Im Koalitionsvertrag haben Union und SPD vereinbart, die Hilfestrukturen für Frauen und Kinder zu verbessern, die von Gewalt betroffen sind. Auch ein bedarfsgerechter Ausbau sowie die finanzielle Absicherung der Arbeit von Frauenhäusern soll erreicht werden. Giffey sagte, dass ein Runder Tisch dazu von Bund, Ländern und Kommunen im September eingerichtet worden sei. Derzeit gebe es bundesweit 350 Frauenhäuser und 600 Fachberatungsstellen, die rund 30.000 Frauen und Kinder versorgen könnten. Der Bedarf sei aber wesentlich größer. Daher wolle der Bund im Jahr 2020 für die Umsetzung des Aktionsprogramms zur Prävention und Unterstützung von Gewalt betroffenen Frauen und Kindern 35 Millionen Euro aufwenden.

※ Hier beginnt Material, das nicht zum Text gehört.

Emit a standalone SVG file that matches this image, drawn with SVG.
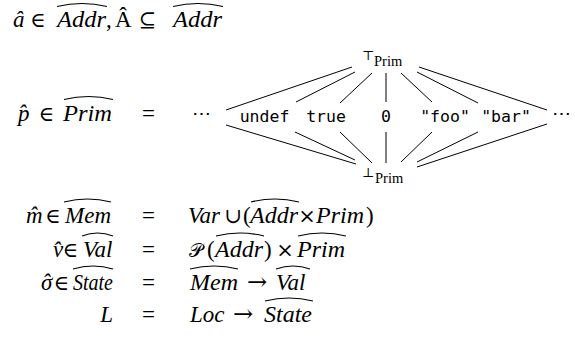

Langfristig will die Ministerin erreichen, dass es einen Rechtsanspruch auf Schutz vor Partnerschaftsgewalt gibt.

Was sagen Kritikerinnen?

Kritik gab es von der Opposition: Die Frauenpolitikerin der Linken, Cornelia Möhring, bemängelt, dass Giffeys Zahlen nicht die ganze Tragweite des Problems spiegeln. Sie zeigten nicht, was außerhalb einer Beziehung passiere: Es seien 2017 zwar 147 Frauen von ihrem (Ex-)Partner getötet worden, aber "227 außerhalb einer Beziehung“, erklärte Möhring. Nötig seien nicht nur mehr Studien zu häuslicher Gewalt, sondern auch "umfassende Untersuchungen zu allen Formen der Gewalt an Frauen, damit diese wirksam bekämpft werden kann. Die letzte Dunkelfeldstudie zu häuslicher Gewalt ist 14 Jahre alt." Zu Tötungsdelikten außerhalb von Beziehungen lägen der Bundesregierung so gut wie gar keine Erkenntnisse vor. Außerdem müsse sichergestellt werden, dass kein Frauenhaus mehr eine bedrohte Frau abweisen müsse. Möhrings Grünen-Kollegin Ulle Schauws kritisierte, dass Giffey den Frauenhäusern lediglich projektbezogen Geld zukommen lasse. Das sei "keine Lösung für den flächendeckenden Schutz für Frauen vor häuslicher Gewalt, sondern leider wieder eine Umgehung des eigentlichen Problems. Frauenhäuser brauchen bundesweit eine verlässliche Finanzierung", erklärte Schauws.

Die Vorsitzende der Strafrechtskommission des Deutschen Juristinnen-Bundes djb, Leonie Steinl, erklärte, mehr als sieben Jahre nach der Verabschiedung der Istanbul-Konvention zur Bekämpfung von Gewalt gegen Frauen sei es „höchste Zeit, dass Bund, Länder und Kommunen gemeinsam sicherstellen, dass alle Frauen in Deutschland sicher und frei von Gewalt leben können“. Steinl mahnte gegenüber dem Tagesspiegel aber weitere Maßnahmen an: Es fehlten nicht nur Tausende von Plätzen in Frauenschutzhäusern. Auch behinderte Frauen hätten kaum Zugang und „Schutzunterkünfte für männliche Opfer häuslicher Gewalt fehlen vollständig“.

Justiz, Staatsanwaltschaften und Polizei brauchten zudem Fortbildung zum Thema Partnerschaftsgewalt. Erfreulich sei, dass die Ministerin klargestellt habe, „dass Gewalt gegen Frauen keinesfalls ein Minderheitenproblem ist“, sagte Steinl. Sie werde fälschlicherweise unter Stichworten wie Ehrenmord, Zwangsehen und Genitalverstümmelung oft nur mit religiösen oder ethnischen Minderheiten in Verbindung gebracht. „Darüber darf allerdings nicht vergessen werden, dass Formen von geschlechtsspezifischer Gewalt auch in der Mehrheitsgesellschaft verankert sind.“ Über die genannte tödliche Gewalt hinaus nannte sie Zwangssterilisationen behinderter Frauen oder Hate Speech gegen Frauen in Internet.